Data listing
[Begin]
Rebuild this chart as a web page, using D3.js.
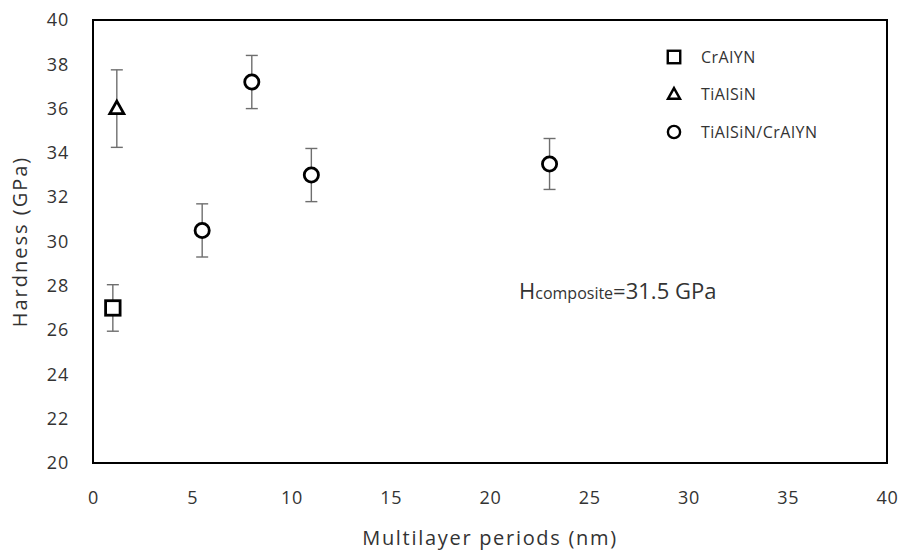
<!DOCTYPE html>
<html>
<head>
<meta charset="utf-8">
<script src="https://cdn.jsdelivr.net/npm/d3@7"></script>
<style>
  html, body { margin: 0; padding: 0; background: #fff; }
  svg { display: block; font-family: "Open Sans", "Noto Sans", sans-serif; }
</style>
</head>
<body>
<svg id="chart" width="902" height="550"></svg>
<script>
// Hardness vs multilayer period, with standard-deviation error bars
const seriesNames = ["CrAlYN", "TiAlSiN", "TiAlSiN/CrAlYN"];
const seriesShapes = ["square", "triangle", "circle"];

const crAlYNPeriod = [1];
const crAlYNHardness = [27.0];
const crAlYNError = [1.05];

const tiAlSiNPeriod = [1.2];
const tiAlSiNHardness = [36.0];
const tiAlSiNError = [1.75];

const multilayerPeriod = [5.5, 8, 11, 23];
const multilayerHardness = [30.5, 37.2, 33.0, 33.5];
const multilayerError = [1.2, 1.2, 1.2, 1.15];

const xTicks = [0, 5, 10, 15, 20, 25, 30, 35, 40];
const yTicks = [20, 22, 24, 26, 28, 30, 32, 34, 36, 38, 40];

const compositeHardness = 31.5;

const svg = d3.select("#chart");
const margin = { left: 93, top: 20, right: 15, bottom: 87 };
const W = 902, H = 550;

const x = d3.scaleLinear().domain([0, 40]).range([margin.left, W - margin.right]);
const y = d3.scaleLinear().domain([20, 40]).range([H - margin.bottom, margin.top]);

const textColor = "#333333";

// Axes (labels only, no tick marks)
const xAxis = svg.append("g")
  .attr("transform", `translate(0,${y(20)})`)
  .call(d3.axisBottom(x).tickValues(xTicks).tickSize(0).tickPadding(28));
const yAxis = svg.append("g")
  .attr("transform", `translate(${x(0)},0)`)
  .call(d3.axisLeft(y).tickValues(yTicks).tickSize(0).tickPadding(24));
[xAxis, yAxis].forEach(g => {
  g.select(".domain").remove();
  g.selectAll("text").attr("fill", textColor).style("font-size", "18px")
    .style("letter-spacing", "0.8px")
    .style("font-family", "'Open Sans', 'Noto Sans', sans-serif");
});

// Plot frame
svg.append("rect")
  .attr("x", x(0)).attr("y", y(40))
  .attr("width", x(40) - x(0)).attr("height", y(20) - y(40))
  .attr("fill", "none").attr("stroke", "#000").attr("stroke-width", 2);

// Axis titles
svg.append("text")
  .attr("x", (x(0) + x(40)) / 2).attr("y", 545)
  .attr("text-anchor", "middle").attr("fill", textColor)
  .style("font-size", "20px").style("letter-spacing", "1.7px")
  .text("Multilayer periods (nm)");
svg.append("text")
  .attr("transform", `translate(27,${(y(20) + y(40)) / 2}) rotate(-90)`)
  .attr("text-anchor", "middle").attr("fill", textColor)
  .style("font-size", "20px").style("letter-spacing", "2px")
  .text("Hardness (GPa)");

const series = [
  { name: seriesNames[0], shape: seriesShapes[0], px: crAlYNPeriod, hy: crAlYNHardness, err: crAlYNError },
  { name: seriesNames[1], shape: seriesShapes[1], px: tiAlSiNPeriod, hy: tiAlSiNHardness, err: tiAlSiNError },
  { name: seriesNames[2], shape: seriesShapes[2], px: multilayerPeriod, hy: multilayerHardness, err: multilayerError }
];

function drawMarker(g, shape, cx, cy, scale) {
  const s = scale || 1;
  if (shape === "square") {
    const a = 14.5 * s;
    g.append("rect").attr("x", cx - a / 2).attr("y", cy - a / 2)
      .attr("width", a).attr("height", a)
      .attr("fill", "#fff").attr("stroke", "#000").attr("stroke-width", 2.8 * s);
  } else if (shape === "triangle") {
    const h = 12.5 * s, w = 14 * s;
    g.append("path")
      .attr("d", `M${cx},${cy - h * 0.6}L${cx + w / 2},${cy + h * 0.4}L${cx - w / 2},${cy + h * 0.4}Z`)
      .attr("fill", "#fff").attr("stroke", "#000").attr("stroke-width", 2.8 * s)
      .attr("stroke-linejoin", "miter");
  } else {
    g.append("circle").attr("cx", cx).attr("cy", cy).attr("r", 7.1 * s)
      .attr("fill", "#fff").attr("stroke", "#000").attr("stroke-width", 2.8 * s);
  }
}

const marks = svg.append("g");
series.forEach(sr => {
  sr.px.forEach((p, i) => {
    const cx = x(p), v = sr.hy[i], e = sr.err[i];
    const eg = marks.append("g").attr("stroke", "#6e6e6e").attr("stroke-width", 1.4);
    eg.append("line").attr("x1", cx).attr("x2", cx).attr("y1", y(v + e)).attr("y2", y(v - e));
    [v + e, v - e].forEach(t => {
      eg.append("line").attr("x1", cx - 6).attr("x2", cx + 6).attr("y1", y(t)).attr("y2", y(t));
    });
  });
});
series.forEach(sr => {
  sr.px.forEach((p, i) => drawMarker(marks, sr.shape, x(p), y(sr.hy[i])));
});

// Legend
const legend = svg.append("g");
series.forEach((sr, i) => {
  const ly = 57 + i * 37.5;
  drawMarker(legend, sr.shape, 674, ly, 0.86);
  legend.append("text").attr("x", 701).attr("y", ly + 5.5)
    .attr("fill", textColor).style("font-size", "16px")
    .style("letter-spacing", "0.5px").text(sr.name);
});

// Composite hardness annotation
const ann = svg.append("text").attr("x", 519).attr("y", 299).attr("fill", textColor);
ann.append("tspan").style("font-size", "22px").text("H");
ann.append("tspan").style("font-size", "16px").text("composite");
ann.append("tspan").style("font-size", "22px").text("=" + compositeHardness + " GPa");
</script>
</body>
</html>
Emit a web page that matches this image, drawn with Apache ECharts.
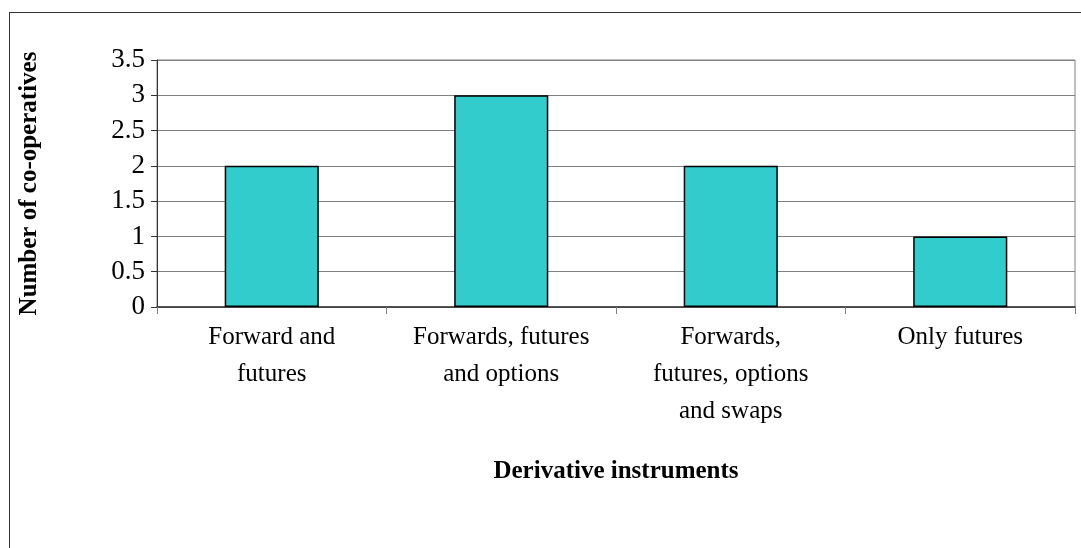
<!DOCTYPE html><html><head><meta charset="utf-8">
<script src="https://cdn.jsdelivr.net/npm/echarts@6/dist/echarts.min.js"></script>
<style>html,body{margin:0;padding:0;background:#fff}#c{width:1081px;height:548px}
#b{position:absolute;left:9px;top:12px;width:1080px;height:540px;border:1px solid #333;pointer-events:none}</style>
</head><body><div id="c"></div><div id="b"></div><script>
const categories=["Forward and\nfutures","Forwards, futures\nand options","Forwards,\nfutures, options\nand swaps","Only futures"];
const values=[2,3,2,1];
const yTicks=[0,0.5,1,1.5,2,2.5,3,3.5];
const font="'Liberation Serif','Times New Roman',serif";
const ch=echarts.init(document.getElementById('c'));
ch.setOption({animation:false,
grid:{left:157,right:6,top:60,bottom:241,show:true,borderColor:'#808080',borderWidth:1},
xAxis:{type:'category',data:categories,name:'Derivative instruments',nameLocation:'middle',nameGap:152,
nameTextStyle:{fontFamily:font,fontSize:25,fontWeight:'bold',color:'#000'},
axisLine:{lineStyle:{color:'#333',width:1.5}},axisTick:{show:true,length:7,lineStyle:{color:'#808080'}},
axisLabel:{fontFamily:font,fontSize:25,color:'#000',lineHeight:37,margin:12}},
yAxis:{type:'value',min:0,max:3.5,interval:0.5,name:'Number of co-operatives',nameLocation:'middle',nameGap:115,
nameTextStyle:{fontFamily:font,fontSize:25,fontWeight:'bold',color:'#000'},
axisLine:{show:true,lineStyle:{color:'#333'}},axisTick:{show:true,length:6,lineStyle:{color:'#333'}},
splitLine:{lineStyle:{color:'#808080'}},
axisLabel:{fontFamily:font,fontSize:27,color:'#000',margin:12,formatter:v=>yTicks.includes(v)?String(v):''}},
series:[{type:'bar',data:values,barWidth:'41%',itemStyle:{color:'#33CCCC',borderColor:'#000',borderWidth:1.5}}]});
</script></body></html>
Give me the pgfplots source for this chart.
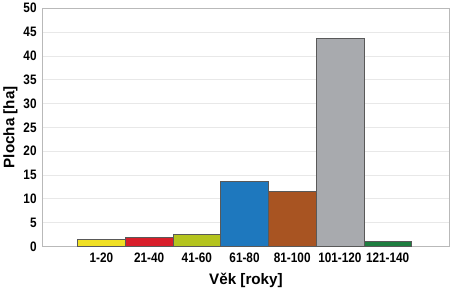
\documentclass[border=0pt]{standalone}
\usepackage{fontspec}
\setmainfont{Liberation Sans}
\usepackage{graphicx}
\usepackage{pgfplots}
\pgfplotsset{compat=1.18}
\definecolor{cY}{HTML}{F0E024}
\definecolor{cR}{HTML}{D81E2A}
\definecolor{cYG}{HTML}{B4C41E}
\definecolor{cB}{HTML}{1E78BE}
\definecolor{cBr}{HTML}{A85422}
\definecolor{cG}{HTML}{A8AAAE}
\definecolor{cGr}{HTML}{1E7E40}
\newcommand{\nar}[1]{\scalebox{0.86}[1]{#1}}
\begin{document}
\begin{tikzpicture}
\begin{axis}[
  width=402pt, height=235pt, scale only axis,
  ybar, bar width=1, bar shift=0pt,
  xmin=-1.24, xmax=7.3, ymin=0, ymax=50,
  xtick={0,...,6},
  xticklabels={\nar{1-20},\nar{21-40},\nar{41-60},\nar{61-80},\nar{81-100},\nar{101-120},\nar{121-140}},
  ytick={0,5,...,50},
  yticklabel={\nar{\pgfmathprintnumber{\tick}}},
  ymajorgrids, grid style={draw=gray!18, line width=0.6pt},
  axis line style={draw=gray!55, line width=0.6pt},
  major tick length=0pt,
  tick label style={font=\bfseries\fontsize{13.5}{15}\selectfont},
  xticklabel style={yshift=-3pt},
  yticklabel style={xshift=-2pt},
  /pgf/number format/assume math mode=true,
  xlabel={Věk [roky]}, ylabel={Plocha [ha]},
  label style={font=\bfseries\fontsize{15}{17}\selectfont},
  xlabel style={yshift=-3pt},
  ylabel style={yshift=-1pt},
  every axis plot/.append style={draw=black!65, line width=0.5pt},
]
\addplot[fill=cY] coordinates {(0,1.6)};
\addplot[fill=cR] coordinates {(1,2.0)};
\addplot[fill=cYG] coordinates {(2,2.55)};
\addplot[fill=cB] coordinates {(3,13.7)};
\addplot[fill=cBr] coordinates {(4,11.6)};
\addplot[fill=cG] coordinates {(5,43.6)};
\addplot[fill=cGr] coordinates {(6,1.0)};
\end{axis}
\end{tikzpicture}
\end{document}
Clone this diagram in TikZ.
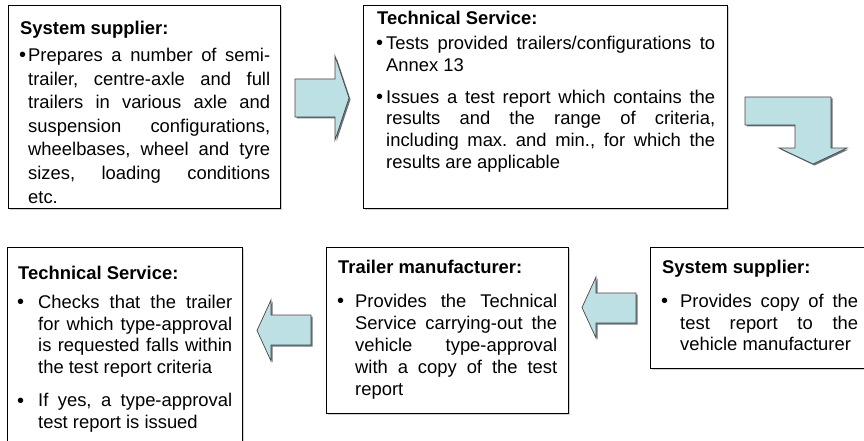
[End]
- Task directions: Leave the pictures out and repeat exactly the lines from the beginning of the records to the line bearing "const crAlYNError = [1.05];", both ends counted.

- Solution to this task:
Rebuild this chart as a web page, using D3.js.
<!DOCTYPE html>
<html>
<head>
<meta charset="utf-8">
<script src="https://cdn.jsdelivr.net/npm/d3@7"></script>
<style>
  html, body { margin: 0; padding: 0; background: #fff; }
  svg { display: block; font-family: "Open Sans", "Noto Sans", sans-serif; }
</style>
</head>
<body>
<svg id="chart" width="902" height="550"></svg>
<script>
// Hardness vs multilayer period, with standard-deviation error bars
const seriesNames = ["CrAlYN", "TiAlSiN", "TiAlSiN/CrAlYN"];
const seriesShapes = ["square", "triangle", "circle"];

const crAlYNPeriod = [1];
const crAlYNHardness = [27.0];
const crAlYNError = [1.05];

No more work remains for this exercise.